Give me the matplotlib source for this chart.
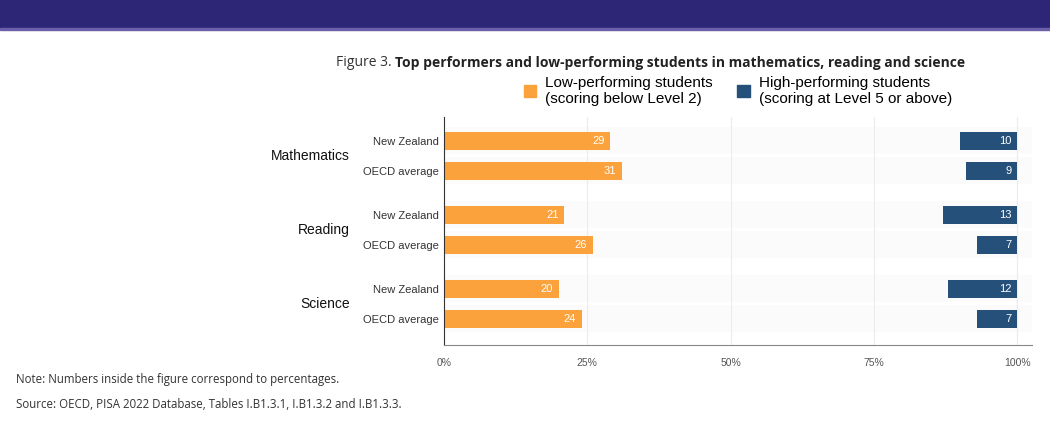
import numpy as np
import matplotlib.pyplot as plt
from matplotlib.patches import Rectangle, Patch

# values in percent
subjects = ['Mathematics', 'Reading', 'Science']
rows = ['New Zealand', 'OECD average']
low_perf = [29, 31, 21, 26, 20, 24]
high_perf = [10, 9, 13, 7, 12, 7]
xticks = [0, 25, 50, 75, 100]
xticklabels = ['0%', '25%', '50%', '75%', '100%']

orange = '#fca23c'
blue = '#24507a'

# bar positions: two rows per subject, gap between subjects
ypos = []
for g in range(len(subjects)):
    for r in range(len(rows)):
        ypos.append(g * 2.47 + r)
ypos = np.array(ypos)

fig = plt.figure(figsize=(10.5, 4.42), dpi=100)
fig.patches.append(Rectangle((0, 1 - 28 / 442), 1, 28 / 442, transform=fig.transFigure,
                             color='#2d2677', zorder=0))
fig.patches.append(Rectangle((0, 1 - 30 / 442), 1, 2 / 442, transform=fig.transFigure,
                             color='#6a5fa8', zorder=0))

ax = fig.add_axes([444 / 1050, 1 - 345 / 442, 588 / 1050, 228 / 442])

# faint row bands
for y in ypos:
    ax.axhspan(y - 0.45, y + 0.45, color='#fbfbfb', zorder=0, lw=0)
for x in xticks[1:]:
    ax.axvline(x, color='#ececec', lw=0.8, zorder=0.5)

ax.barh(ypos, low_perf, height=0.6, color=orange, zorder=2)
ax.barh(ypos, high_perf, left=[100 - v for v in high_perf], height=0.6, color=blue, zorder=2)

for y, v in zip(ypos, low_perf):
    ax.text(v - 1.0, y, str(v), color='white', ha='right', va='center', fontsize=8,
            family='Liberation Sans', zorder=3)
for y, v in zip(ypos, high_perf):
    ax.text(99.0, y, str(v), color='white', ha='right', va='center', fontsize=8,
            family='Liberation Sans', zorder=3)

ax.set_xlim(0, 102.6)
ax.set_ylim(ypos[-1] + 0.87, -0.8)
ax.set_xticks(xticks)
ax.set_xticklabels(xticklabels, family='Liberation Sans', fontsize=7.5, color='#555555')
ax.set_yticks(ypos)
ax.set_yticklabels(rows * len(subjects), family='Liberation Sans', fontsize=8, color='#333333')
ax.tick_params(axis='y', length=0, pad=4)
ax.tick_params(axis='x', length=0, pad=9)
for s in ['top', 'right']:
    ax.spines[s].set_visible(False)
ax.spines['left'].set_color('#333333')
ax.spines['bottom'].set_color('#888888')

for g, name in enumerate(subjects):
    yc = (ypos[2 * g] + ypos[2 * g + 1]) / 2
    ax.text(-0.16, yc, name, transform=ax.get_yaxis_transform(), ha='right', va='center',
            fontsize=10, family='Liberation Sans', color='#111111')

# legend
handles = [Patch(color=orange), Patch(color=blue)]
labels = ['Low-performing students\n(scoring below Level 2)',
          'High-performing students\n(scoring at Level 5 or above)']
fig.legend(handles, labels, ncol=2, loc='center left', bbox_to_anchor=(524 / 1050, 1 - 91 / 442),
           frameon=False, handlelength=0.8, handleheight=0.8, handletextpad=0.6,
           columnspacing=1.6, borderpad=0, borderaxespad=0,
           prop={'family': 'Liberation Sans', 'size': 11})

# title: normal + bold part
t1 = fig.text(336 / 1050, 1 - 63 / 442, 'Figure 3. ', family='Open Sans', fontsize=10,
              color='#333333', va='center')
fig.canvas.draw()
bb = t1.get_window_extent()
fig.text(bb.x1 / 1050, 1 - 63 / 442,
         'Top performers and low-performing students in mathematics, reading and science',
         family='Open Sans', fontsize=10, weight='bold', color='#222222', va='center')

fig.text(16 / 1050, 1 - 379 / 442, 'Note: Numbers inside the figure correspond to percentages.',
         family='Open Sans', fontsize=8.3, color='#333333', va='center')
fig.text(16 / 1050, 1 - 405 / 442, 'Source: OECD, PISA 2022 Database, Tables I.B1.3.1, I.B1.3.2 and I.B1.3.3.',
         family='Open Sans', fontsize=8.3, color='#333333', va='center')

fig.savefig('out.png', dpi=100)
____
*DIRECTIVE*.
Write out again, exactly, the lines from the start of the listing up to the line containing "ypos = np.array(ypos)", with both ends and without pictures.

*TASK OUTPUT*.
Give me the matplotlib source for this chart.
import numpy as np
import matplotlib.pyplot as plt
from matplotlib.patches import Rectangle, Patch

# values in percent
subjects = ['Mathematics', 'Reading', 'Science']
rows = ['New Zealand', 'OECD average']
low_perf = [29, 31, 21, 26, 20, 24]
high_perf = [10, 9, 13, 7, 12, 7]
xticks = [0, 25, 50, 75, 100]
xticklabels = ['0%', '25%', '50%', '75%', '100%']

orange = '#fca23c'
blue = '#24507a'

# bar positions: two rows per subject, gap between subjects
ypos = []
for g in range(len(subjects)):
    for r in range(len(rows)):
        ypos.append(g * 2.47 + r)
ypos = np.array(ypos)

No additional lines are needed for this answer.